C Programming – Using Unsigned Integers in C and C++

ccoding-style

I have a very simple question that baffles me for a long time. I am dealing with networks and databases so a lot of data I am dealing with are 32-bit and 64-bit counters (unsigned), 32-bit and 64-bit identification ids (also do not have meaningful mapping for sign). I am practically never deal with any real word matter that could be expressed as a negative number.

Me and my co-workers routinely use unsigned types like uint32_t and uint64_t for these matters and because it happens so often we also use them for array indexes and other common integer uses.

At the same time various coding guides I am reading (e.g. Google) discourage use of unsigned integer types, and as far as I know neither Java nor Scala have unsigned integer types.

So, I could not figure out what is the right thing to do: using signed values in our environment would be very inconvenient, at the same time coding guides to insist on doing exactly this.

Best Answer

There are two schools of thought on this, and neither will ever agree.

The first argues that there are some concepts that are inherently unsigned - such as array indexes.
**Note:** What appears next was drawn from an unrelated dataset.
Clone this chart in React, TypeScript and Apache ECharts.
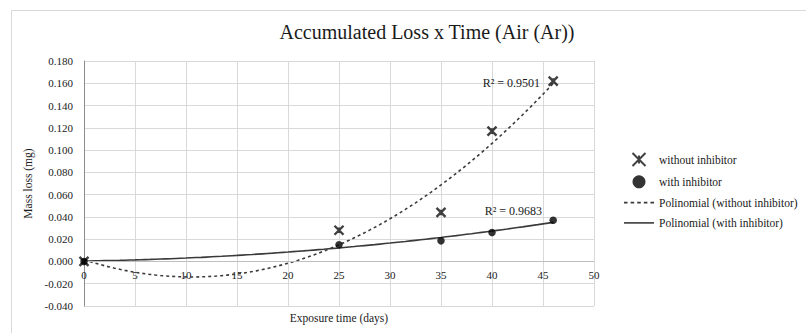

It makes no sense to use signed numbers for those as it may lead to errors. It also can impose un-necessary limits on things - an array that uses signed 32-bit indexes can only access 2 billion entries, while switching to unsigned 32-bit numbers allows 4 billion entries.

The second argues that in any program that uses unsigned numbers, sooner or later you will end up doing mixed signed-unsigned arithmetic. This can give strange and unexpected results: casting a large unsigned value to signed gives a negative number, and conversely casting a negative number to unsigned gives a large positive one. This can be a big source of errors.